Surat yang Terakhir Dikirimkan

Tuesday, December 19, 2006

Saya tidak pernah dekat dengannya.

Saat mengangkat telepon dan menekan nomor tujuan, tidak pernah terpikir bahwa nomor teleponnya lah yang saya maksud. Saat berada di kota tempat tinggalnya, akan lebih baik untuk tidak memberikan kabar padanya. Saat kesempatan memang tersedia untuk bisa berjumpa dan bercakap-cakap, akan jauh lebih menyenangkan untuk sekedar mengangguk-angguk, tersenyum, dan membiarkannya yang lebih banyak bercerita.

Kalau memang memungkinkan, saya lebih memilih untuk menghindar darinya.

Lalu mengapa ketiadaannya seketika melemaskan lutut saya?

Saya menyadari ada yang tidak beres saat Ayah mengirim SMS kepada saya. Menanyakan apakah akan mengganggu jika beliau menelpon saya.

Memang sulit bagi Ayah untuk ‘mengganggu’ kegiatan (baca: pekerjaan) anak-anaknya. Beliau lebih memilih untuk memberitahukan belakangan, atau menghubungi pada jam-jam di mana kami mungkin sedang beristirahat (baca: makan siang). Dan jika sampai harus menghubungi saya, dengan kalimat seperti itu pula, pasti ada sesuatu yang demikian penting tengah terjadi.

Dan benarlah.

Ia baru saja pergi.

Satu jam sebelum Ayah mengirimkan SMS itu.

Tanpa sadar, saya segera merebahkan diri di atas kursi. Mendengarkan Ayah berbicara dari seberang sana, menyadarkan saya atas apa yang harus dilakukan.

Harus segera berangkat ke Semarang.

Ayah menawarkan untuk berangkat bersama dengannya, Ibu, dan SI KRIWIL. Atau bersama kakak-kakak saya di kloter berikutnya. Saya menolaknya. Ada pekerjaan yang masih harus diselesaikan. Makalah-makalah para mahasiswa harus saya baca, diberi nilai, dan mengolah semua nilai di hari itu juga.

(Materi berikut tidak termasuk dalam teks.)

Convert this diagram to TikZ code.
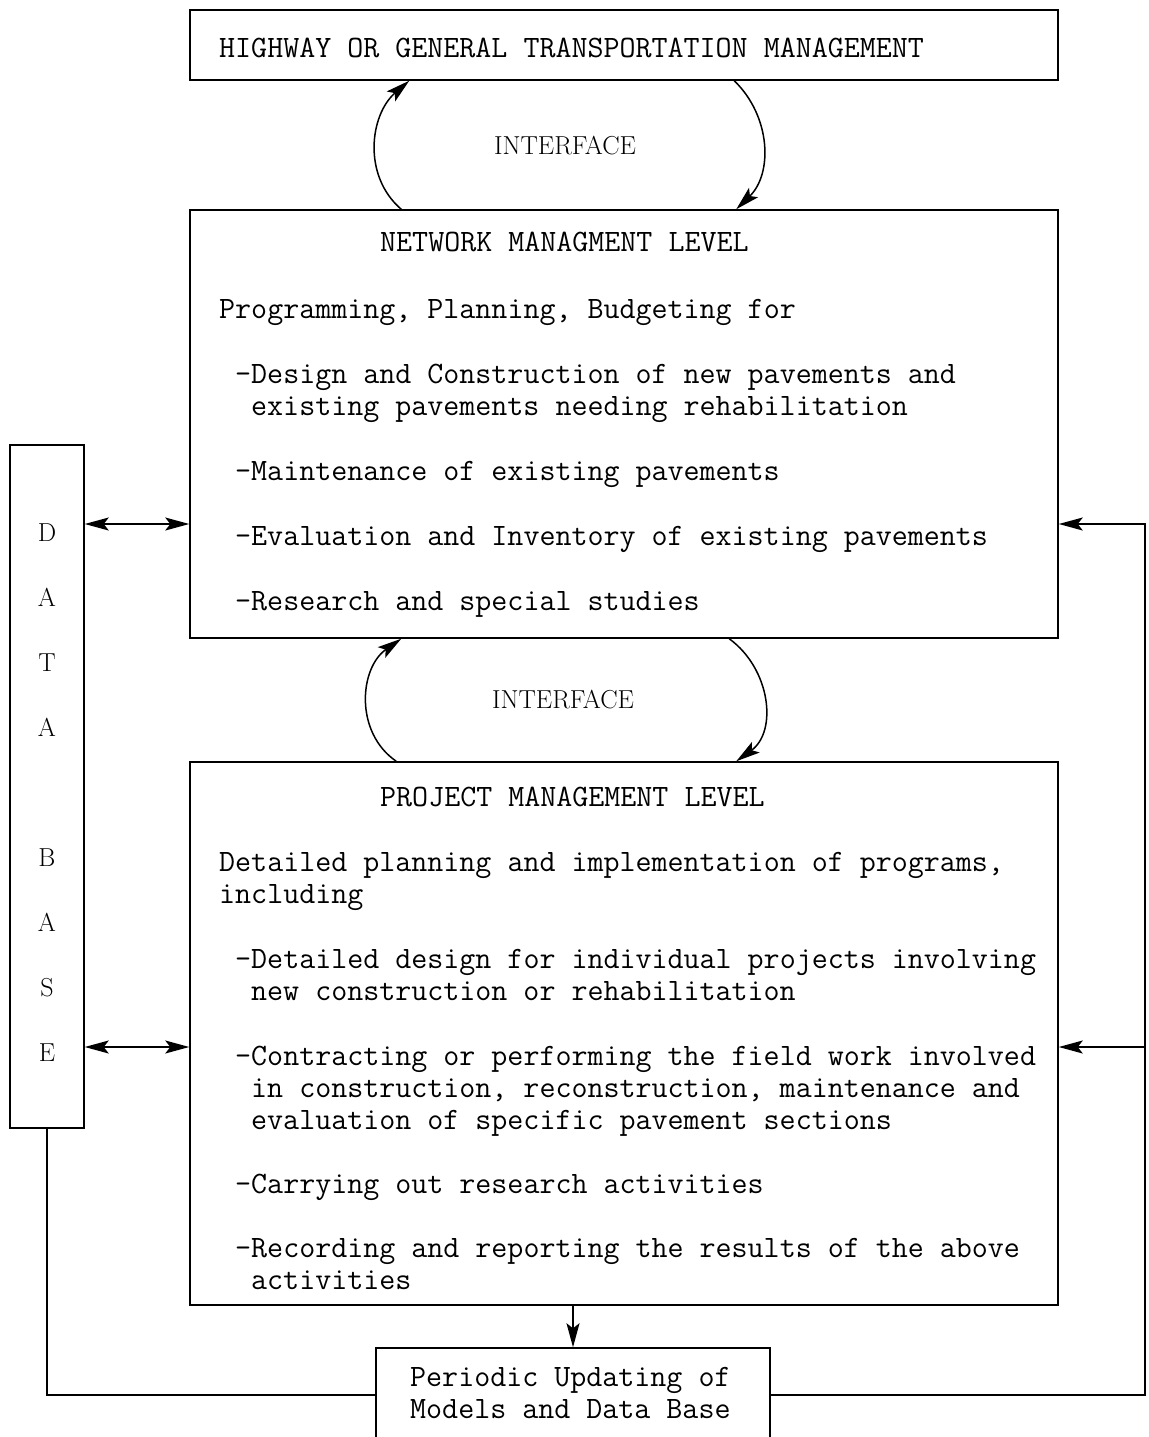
\documentclass[tikz,border=0pt]{standalone}
\usepackage{fontspec}
\usetikzlibrary{arrows.meta}
\tikzset{
  box/.style={draw, line width=1.5pt, rectangle, inner sep=0pt},
  tt/.style={font=\fontsize{31.1}{32}\selectfont\ttfamily, anchor=base west, inner sep=0pt},
  rmtext/.style={font=\fontsize{26}{28}\selectfont\rmfamily, anchor=base, inner sep=0pt},
  conn/.style={line width=1.5pt},
  tip/.style={-{Stealth[length=24pt,width=13pt,inset=5pt]}},
  dtip/.style={{Stealth[length=24pt,width=13pt,inset=5pt]}-{Stealth[length=24pt,width=13pt,inset=5pt]}}
}
\begin{document}
\begin{tikzpicture}[x=1pt,y=1pt]
\useasboundingbox (0,0) rectangle (1148,-1437);

% boxes
\node[box, minimum width=868pt, minimum height=70pt] (top) at (624,-45) {};
\node[box, minimum width=868pt, minimum height=428pt] (net) at (624,-424) {};
\node[box, minimum width=868pt, minimum height=543pt] (proj) at (624,-1033.5) {};
\node[box, minimum width=74pt, minimum height=683pt] (db) at (47,-786.5) {};
\node[box, minimum width=394pt, minimum height=120pt] (upd) at (573,-1408) {};

% top text
\node[tt] (tA) at (219,-57) {HIGHWAY OR GENERAL TRANSPORTATION MANAGEMENT};

% interface labels
\node[rmtext] (if1) at (565,-154) {INTERFACE};
\node[rmtext] (if2) at (563,-708) {INTERFACE};

% network text
\node[tt] (n0) at (380,-251) {NETWORK MANAGMENT LEVEL};
\node[tt] (n1) at (219,-318) {Programming, Planning, Budgeting for};
\node[tt] (n2) at (235,-383) {-Design and Construction of new pavements and};
\node[tt] (n3) at (251,-415) {existing pavements needing rehabilitation};
\node[tt] (n4) at (235,-480) {-Maintenance of existing pavements};
\node[tt] (n5) at (235,-545) {-Evaluation and Inventory of existing pavements};
\node[tt] (n6) at (235,-610) {-Research and special studies};

% project text
\node[tt] (p0) at (380,-806) {PROJECT MANAGEMENT LEVEL};
\node[tt] (p1) at (219,-871) {Detailed planning and implementation of programs,};
\node[tt] (p2) at (219,-903) {including};
\node[tt] (p3) at (235,-968) {-Detailed design for individual projects involving};
\node[tt] (p4) at (251,-1000) {new construction or rehabilitation};
\node[tt] (p5) at (235,-1065) {-Contracting or performing the field work involved};
\node[tt] (p6) at (251,-1097) {in construction, reconstruction, maintenance and};
\node[tt] (p7) at (251,-1129) {evaluation of specific pavement sections};
\node[tt] (p8) at (235,-1193) {-Carrying out research activities};
\node[tt] (p9) at (235,-1257) {-Recording and reporting the results of the above};
\node[tt] (p10) at (251,-1289) {activities};

% update box text
\node[tt] (u1) at (410,-1386) {Periodic Updating of};
\node[tt] (u2) at (410,-1418) {Models and Data Base};

% data base letters
\node[rmtext] (d1) at (47,-541) {D};
\node[rmtext] (d2) at (47,-606) {A};
\node[rmtext] (d3) at (47,-671) {T};
\node[rmtext] (d4) at (47,-736) {A};
\node[rmtext] (d5) at (47,-866) {B};
\node[rmtext] (d6) at (47,-931) {A};
\node[rmtext] (d7) at (47,-996) {S};
\node[rmtext] (d8) at (47,-1061) {E};

% interface arcs
\draw[conn, tip] ([xshift=212pt]net.north west) .. controls (362,-175.6) and (370,-114.4) .. ([xshift=220pt]top.south west);
\draw[conn, tip] ([xshift=545pt]top.south west) .. controls (771,-116.3) and (773,-173.7) .. ([xshift=547pt]net.north west);
\draw[conn, tip] ([xshift=207pt]proj.north west) .. controls (354.3,-732.5) and (359.3,-668) .. ([xshift=212pt]net.south west);
\draw[conn, tip] ([xshift=540pt]net.south west) .. controls (770.7,-669) and (777.7,-731.5) .. ([xshift=547pt]proj.north west);

% data base links
\coordinate (r1) at (0,-524);
\coordinate (r2) at (0,-1047);
\coordinate (fb) at (1145,-1395);
\draw[conn, dtip] (db.east |- r1) -- (net.west |- r1);
\draw[conn, dtip] (db.east |- r2) -- (proj.west |- r2);

% feedback loops
\draw[conn, tip] (upd.east |- fb) -- (fb) |- (net.east |- r1);
\draw[conn, tip] (fb |- r2) -- (proj.east |- r2);
\draw[conn] (db.south) |- (upd.west |- fb);
\draw[conn, tip] (upd.north |- proj.south) -- (upd.north);
\end{tikzpicture}
\end{document}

Saya katakan pada beliau, saya baru bisa berangkat sore atau malam harinya.

Setelah mengakhiri percakapan dengan Ayah, saya segera menghubungi maskapai penerbangan langganan kami. Namun sudah tidak ada lagi kursi yang tersedia pada jadual penerbangan ke Semarang hari itu. Maka saya memesan tiket untuk penerbangan pertama keesokan harinya.

Seharusnya saya kembali mengerjakan pekerjaan saya setelah memastikan bahwa semua sudah beres. Tiket sudah dipesan dan tinggal diambil. Ayah sudah diberi kabar. MAS TOLÉ yang akan berangkat bersama saya pun sudah dihubungi mengenai rencana keberangkatan itu.

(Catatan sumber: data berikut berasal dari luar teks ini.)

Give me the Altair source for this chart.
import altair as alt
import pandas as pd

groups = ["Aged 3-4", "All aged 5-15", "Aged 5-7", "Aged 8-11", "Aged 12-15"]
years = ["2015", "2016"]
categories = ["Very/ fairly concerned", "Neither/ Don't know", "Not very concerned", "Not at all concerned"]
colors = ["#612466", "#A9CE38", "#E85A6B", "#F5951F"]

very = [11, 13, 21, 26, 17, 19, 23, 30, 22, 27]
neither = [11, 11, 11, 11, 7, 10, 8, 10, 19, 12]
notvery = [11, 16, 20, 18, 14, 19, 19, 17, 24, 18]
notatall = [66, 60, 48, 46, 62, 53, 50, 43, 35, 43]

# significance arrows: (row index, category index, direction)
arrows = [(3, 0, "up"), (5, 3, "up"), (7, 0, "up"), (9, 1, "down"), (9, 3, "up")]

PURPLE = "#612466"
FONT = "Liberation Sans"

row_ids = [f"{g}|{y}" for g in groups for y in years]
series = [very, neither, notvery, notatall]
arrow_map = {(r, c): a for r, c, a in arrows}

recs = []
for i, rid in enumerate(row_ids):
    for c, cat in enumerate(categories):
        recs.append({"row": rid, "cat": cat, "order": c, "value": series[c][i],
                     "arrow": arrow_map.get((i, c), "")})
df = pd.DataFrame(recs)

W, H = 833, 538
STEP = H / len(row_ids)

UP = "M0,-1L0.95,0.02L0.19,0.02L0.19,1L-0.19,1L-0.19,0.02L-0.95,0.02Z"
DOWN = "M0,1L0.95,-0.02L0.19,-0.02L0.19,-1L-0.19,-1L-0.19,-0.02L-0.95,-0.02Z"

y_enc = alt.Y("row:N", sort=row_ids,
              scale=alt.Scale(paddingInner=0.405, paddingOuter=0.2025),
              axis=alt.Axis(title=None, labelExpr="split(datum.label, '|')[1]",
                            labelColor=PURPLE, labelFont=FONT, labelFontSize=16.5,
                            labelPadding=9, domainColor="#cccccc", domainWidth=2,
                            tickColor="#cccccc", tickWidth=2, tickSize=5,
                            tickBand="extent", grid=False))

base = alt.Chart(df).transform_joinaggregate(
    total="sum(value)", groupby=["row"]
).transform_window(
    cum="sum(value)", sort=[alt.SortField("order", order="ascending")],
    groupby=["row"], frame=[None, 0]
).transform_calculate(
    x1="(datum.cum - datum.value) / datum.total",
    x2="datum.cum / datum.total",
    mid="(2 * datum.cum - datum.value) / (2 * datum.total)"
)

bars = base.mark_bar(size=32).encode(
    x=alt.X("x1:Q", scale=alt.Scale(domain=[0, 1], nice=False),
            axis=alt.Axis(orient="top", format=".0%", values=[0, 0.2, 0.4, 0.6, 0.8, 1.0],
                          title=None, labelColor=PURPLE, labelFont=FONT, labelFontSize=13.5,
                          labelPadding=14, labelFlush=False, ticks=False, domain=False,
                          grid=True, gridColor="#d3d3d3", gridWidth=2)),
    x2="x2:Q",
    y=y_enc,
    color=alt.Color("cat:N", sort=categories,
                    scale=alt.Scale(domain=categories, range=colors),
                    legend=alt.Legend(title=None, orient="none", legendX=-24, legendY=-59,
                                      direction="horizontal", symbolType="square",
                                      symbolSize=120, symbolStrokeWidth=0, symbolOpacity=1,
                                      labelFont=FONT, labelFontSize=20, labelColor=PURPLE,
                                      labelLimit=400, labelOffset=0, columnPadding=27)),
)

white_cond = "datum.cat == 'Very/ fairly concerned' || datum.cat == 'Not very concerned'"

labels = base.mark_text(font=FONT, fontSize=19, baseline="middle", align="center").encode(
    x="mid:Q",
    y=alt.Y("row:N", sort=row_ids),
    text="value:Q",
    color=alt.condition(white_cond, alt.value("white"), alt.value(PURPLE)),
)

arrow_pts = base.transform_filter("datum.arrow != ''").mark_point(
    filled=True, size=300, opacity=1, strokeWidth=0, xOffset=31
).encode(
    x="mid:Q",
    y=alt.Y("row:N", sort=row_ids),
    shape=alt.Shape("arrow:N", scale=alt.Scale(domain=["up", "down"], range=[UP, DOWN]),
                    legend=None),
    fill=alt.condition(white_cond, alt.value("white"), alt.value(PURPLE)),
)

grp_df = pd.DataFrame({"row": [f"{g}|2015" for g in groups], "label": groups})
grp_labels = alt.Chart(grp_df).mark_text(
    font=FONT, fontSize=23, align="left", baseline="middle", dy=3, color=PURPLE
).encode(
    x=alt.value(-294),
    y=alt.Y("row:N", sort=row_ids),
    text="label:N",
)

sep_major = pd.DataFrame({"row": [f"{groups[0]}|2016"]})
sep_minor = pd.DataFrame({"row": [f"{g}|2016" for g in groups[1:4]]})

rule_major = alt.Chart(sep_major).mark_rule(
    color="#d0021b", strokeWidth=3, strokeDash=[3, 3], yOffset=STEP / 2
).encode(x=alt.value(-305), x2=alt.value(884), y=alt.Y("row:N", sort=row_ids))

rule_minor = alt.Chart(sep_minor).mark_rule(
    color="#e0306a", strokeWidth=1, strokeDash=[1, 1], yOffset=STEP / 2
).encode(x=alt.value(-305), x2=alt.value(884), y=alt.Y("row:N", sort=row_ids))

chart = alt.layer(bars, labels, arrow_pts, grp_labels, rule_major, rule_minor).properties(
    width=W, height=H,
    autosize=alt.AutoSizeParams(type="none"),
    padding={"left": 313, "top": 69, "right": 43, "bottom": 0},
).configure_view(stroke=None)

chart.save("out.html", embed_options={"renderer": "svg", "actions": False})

Tapi ternyata saya tidak bisa lagi mencerna apa yang tertulis pada makalah mahasiswa yang tengah saya baca. Saya tidak bisa lagi melanjutkan pekerjaan saya.

Saya memilih untuk keluar lagi dari ruangan.

Dan saya tidak tahu apa yang tengah terjadi.

Badan saya lemas sekali, sampai terasa demikian sulitnya untuk berdiri di atas kedua kaki. Telapak tangan mendingin dan tidak mau berhenti bergetar. Dan sudah tidak ada lagi yang bisa saya pikirkan.

Yang bisa dilakukan hanyalah duduk bersandar dalam diam.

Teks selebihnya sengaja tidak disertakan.